= TASK TO CARRY OUT =
Images should be left out, and everything else in the listing reproduced exactly.

= RECORDED DATA =
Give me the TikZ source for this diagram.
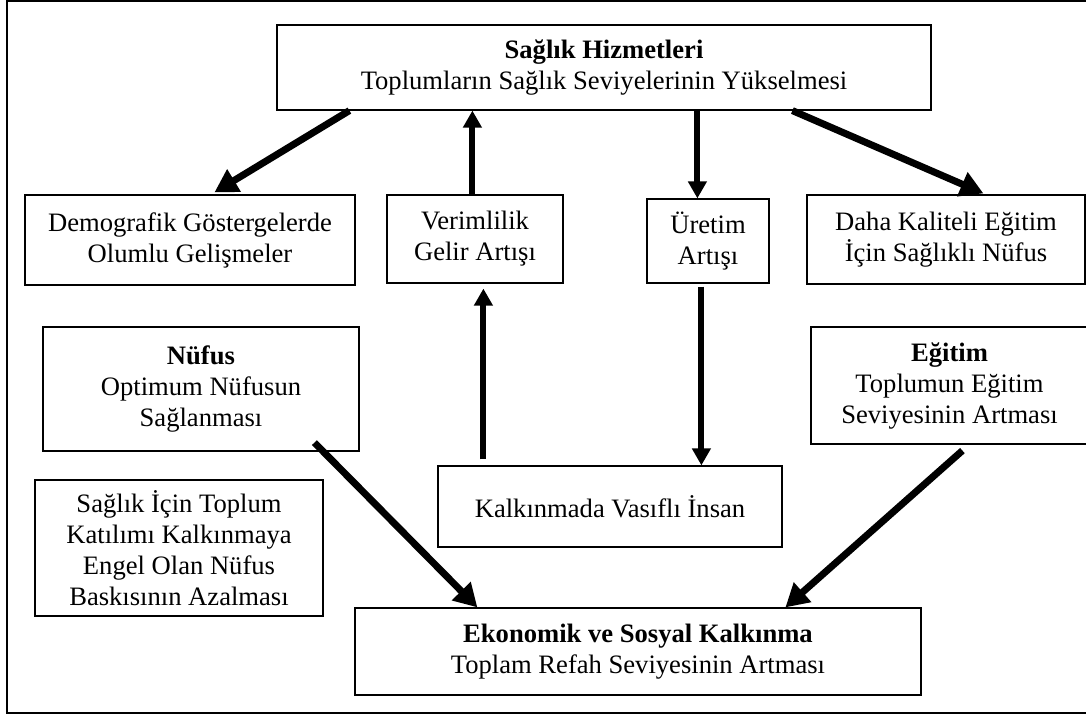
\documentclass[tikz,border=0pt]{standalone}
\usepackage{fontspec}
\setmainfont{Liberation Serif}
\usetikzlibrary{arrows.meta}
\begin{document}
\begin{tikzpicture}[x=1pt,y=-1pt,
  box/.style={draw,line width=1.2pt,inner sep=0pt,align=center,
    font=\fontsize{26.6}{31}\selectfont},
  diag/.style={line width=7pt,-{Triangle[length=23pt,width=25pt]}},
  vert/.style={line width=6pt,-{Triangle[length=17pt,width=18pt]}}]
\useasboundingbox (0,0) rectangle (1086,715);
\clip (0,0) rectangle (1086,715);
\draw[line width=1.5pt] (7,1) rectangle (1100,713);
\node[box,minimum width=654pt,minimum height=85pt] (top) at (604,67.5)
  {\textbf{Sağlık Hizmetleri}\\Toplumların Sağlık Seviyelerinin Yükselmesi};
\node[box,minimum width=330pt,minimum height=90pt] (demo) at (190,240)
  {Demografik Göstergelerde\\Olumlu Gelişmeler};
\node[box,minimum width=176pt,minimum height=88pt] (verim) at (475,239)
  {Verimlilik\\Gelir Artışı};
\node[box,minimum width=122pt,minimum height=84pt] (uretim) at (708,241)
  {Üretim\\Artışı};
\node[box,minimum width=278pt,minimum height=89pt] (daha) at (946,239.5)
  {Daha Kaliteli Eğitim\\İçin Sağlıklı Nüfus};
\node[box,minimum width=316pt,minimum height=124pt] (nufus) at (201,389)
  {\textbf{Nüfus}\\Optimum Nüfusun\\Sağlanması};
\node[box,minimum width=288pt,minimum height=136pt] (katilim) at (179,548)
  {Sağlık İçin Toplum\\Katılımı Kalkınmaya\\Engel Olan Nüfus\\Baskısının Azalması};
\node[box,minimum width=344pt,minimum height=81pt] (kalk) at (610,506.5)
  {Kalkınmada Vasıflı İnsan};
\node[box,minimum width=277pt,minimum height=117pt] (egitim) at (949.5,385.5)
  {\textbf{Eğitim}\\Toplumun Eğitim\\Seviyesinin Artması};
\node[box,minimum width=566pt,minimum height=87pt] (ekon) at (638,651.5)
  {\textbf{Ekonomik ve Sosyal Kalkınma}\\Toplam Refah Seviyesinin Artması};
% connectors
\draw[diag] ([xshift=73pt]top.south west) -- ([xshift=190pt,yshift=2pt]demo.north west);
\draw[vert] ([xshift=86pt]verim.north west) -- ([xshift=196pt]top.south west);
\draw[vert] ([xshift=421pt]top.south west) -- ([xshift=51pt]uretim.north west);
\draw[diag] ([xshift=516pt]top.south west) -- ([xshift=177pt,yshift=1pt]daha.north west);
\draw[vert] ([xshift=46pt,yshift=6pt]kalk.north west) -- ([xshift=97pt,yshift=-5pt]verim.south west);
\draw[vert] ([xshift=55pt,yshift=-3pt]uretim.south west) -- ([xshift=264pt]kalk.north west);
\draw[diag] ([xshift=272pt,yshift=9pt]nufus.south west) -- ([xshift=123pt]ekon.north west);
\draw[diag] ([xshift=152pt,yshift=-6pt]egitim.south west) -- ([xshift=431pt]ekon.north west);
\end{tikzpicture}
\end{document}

= REPLY =
Give me the TikZ source for this diagram.
\documentclass[tikz,border=0pt]{standalone}
\usepackage{fontspec}
\setmainfont{Liberation Serif}
\usetikzlibrary{arrows.meta}
\begin{document}
\begin{tikzpicture}[x=1pt,y=-1pt,
  box/.style={draw,line width=1.2pt,inner sep=0pt,align=center,
    font=\fontsize{26.6}{31}\selectfont},
  diag/.style={line width=7pt,-{Triangle[length=23pt,width=25pt]}},
  vert/.style={line width=6pt,-{Triangle[length=17pt,width=18pt]}}]
\useasboundingbox (0,0) rectangle (1086,715);
\clip (0,0) rectangle (1086,715);
\draw[line width=1.5pt] (7,1) rectangle (1100,713);
\node[box,minimum width=654pt,minimum height=85pt] (top) at (604,67.5)
  {\textbf{Sağlık Hizmetleri}\\Toplumların Sağlık Seviyelerinin Yükselmesi};
\node[box,minimum width=330pt,minimum height=90pt] (demo) at (190,240)
  {Demografik Göstergelerde\\Olumlu Gelişmeler};
\node[box,minimum width=176pt,minimum height=88pt] (verim) at (475,239)
  {Verimlilik\\Gelir Artışı};
\node[box,minimum width=122pt,minimum height=84pt] (uretim) at (708,241)
  {Üretim\\Artışı};
\node[box,minimum width=278pt,minimum height=89pt] (daha) at (946,239.5)
  {Daha Kaliteli Eğitim\\İçin Sağlıklı Nüfus};
\node[box,minimum width=316pt,minimum height=124pt] (nufus) at (201,389)
  {\textbf{Nüfus}\\Optimum Nüfusun\\Sağlanması};
\node[box,minimum width=288pt,minimum height=136pt] (katilim) at (179,548)
  {Sağlık İçin Toplum\\Katılımı Kalkınmaya\\Engel Olan Nüfus\\Baskısının Azalması};
\node[box,minimum width=344pt,minimum height=81pt] (kalk) at (610,506.5)
  {Kalkınmada Vasıflı İnsan};
\node[box,minimum width=277pt,minimum height=117pt] (egitim) at (949.5,385.5)
  {\textbf{Eğitim}\\Toplumun Eğitim\\Seviyesinin Artması};
\node[box,minimum width=566pt,minimum height=87pt] (ekon) at (638,651.5)
  {\textbf{Ekonomik ve Sosyal Kalkınma}\\Toplam Refah Seviyesinin Artması};
% connectors
\draw[diag] ([xshift=73pt]top.south west) -- ([xshift=190pt,yshift=2pt]demo.north west);
\draw[vert] ([xshift=86pt]verim.north west) -- ([xshift=196pt]top.south west);
\draw[vert] ([xshift=421pt]top.south west) -- ([xshift=51pt]uretim.north west);
\draw[diag] ([xshift=516pt]top.south west) -- ([xshift=177pt,yshift=1pt]daha.north west);
\draw[vert] ([xshift=46pt,yshift=6pt]kalk.north west) -- ([xshift=97pt,yshift=-5pt]verim.south west);
\draw[vert] ([xshift=55pt,yshift=-3pt]uretim.south west) -- ([xshift=264pt]kalk.north west);
\draw[diag] ([xshift=272pt,yshift=9pt]nufus.south west) -- ([xshift=123pt]ekon.north west);
\draw[diag] ([xshift=152pt,yshift=-6pt]egitim.south west) -- ([xshift=431pt]ekon.north west);
\end{tikzpicture}
\end{document}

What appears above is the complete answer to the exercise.